GYM101810 ACM International Collegiate Programming Contest, Amman Collegiate Programming Contest (2018) M. Greedy Pirate (LCA)

• 题意:有\(n\)个点,\(n-1\)条边,每条边正向和反向有两个权值,且每条边最多只能走两次,有\(m\)次询问,问你从\(u\)走到\(v\)的最大权值是多少.

• 题解:可以先在纸上画一画,不难发现,除了从\(u\)走到\(v\)的路径上的反向权值我们取不到,其他所有边的正反权值均能取到,所以答案就是:\(sum-u->v路径的反向权值\),问题也就转换成了求\(v->u\)的权值,那么这里我们就可以用LCA来求了.

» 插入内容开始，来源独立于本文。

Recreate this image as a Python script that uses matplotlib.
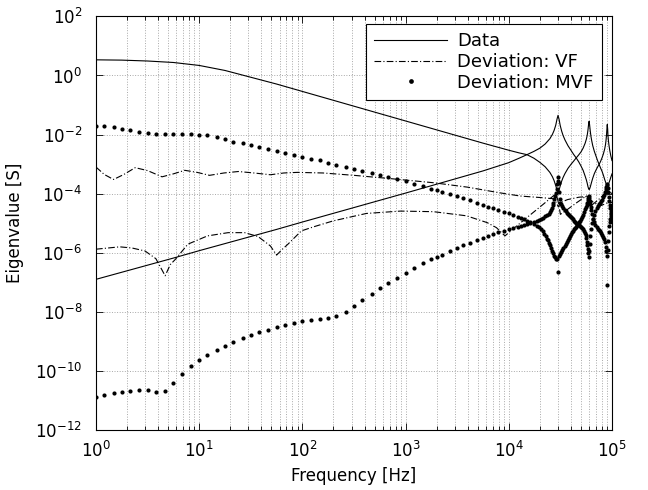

  首先,令一个点为根节点,然后求出\(v\)到根节点的距离和根节点到\(u\)的距离,再减去根节点到\(LCA(u,v)\)的正反权值,就是\(v->u\)的权值.

  这题会卡读入,记得用scanf.

• 代码:

  struct misaka{
  	int out;
  	int val1,val2;
  }p;
  
  int t;
  int n,m;
  int sum;
  vector<misaka> V[N];
  int fa[N][30];
  int depth[N];
  int lg[N];
  int dis1[N],dis2[N];
  bool st[N];
  
  void dfs(int node){            //求每个节点到根节点的距离.
  	st[node]=true;
  	for(auto w:V[node]){
  		int now=w.out;
  		int val1=w.val1;
  		int val2=w.val2;
  		if(st[now]) continue;
  		dis1[now]=dis1[node]+val1;
  		dis2[now]=dis2[node]+val2;
  		dfs(now);
  	}
  }
  
  void presol(int node,int fath){
  	fa[node][0]=fath;
  	depth[node]=depth[fath]+1;
  	for(int i=1;i<=lg[depth[node]]-1;++i){
  		fa[node][i]=fa[fa[node][i-1]][i-1];
  	}
  	for(auto w:V[node]){
  		if(w.out!=node){
  			presol(w.out,node);
  		}
  	}
  }
  
  int LCA(int x,int y){
  	if(depth[x]<depth[y]){
  		swap(x,y);
  	}
  	while(depth[x]>depth[y]){
  		x=fa[x][lg[depth[x]-depth[y]]-1];
  	}
  	if(x==y) return x;
  	for(int k=lg[depth[x]]=1;k>=0;--k){
  		if(fa[x][k]!=fa[y][k]){
  			x=fa[x][k];
  			y=fa[y][k];
  		}
  	}
  	return fa[x][0];
  }
  
  int main() {
      ios::sync_with_stdio(false);cin.tie(0);
  	cin>>t;
  	 while(t--){
  	 	cin>>n;
  	 	sum=0;
  	 	for(int i=1;i<=n-1;++i){
  	 		int u,v,val1,val2;
  	 		cin>>u>>v>>val1>>val2;
  	 		p.out=v,p.val1=val1,p.val2=p.val2;
  	 		V[u].pb(p);
  	 		p.out=u,p.val1=val2,p.val2=p.val1;
  	 		V[v].pb(p);
  	 	}
  
  		for(int i=1;i<=n;++i){
  			lg[i]=lg[i-1]+(1<<lg[i-1]==i);
  		}	 	
  
  		dfs(1);
  		presol(1,0);
  
  		cin>>m;
  		for(int i=1;i<=m;++i){
  			int u,v;
  			cin>>u>>v;
  			cout<<sum-(dis1[u]+dis2[v]-dis1[LCA(u,v)]-dis2[LCA(u,v)])<<endl;
  		}
  
  	 }
  
      return 0;
  }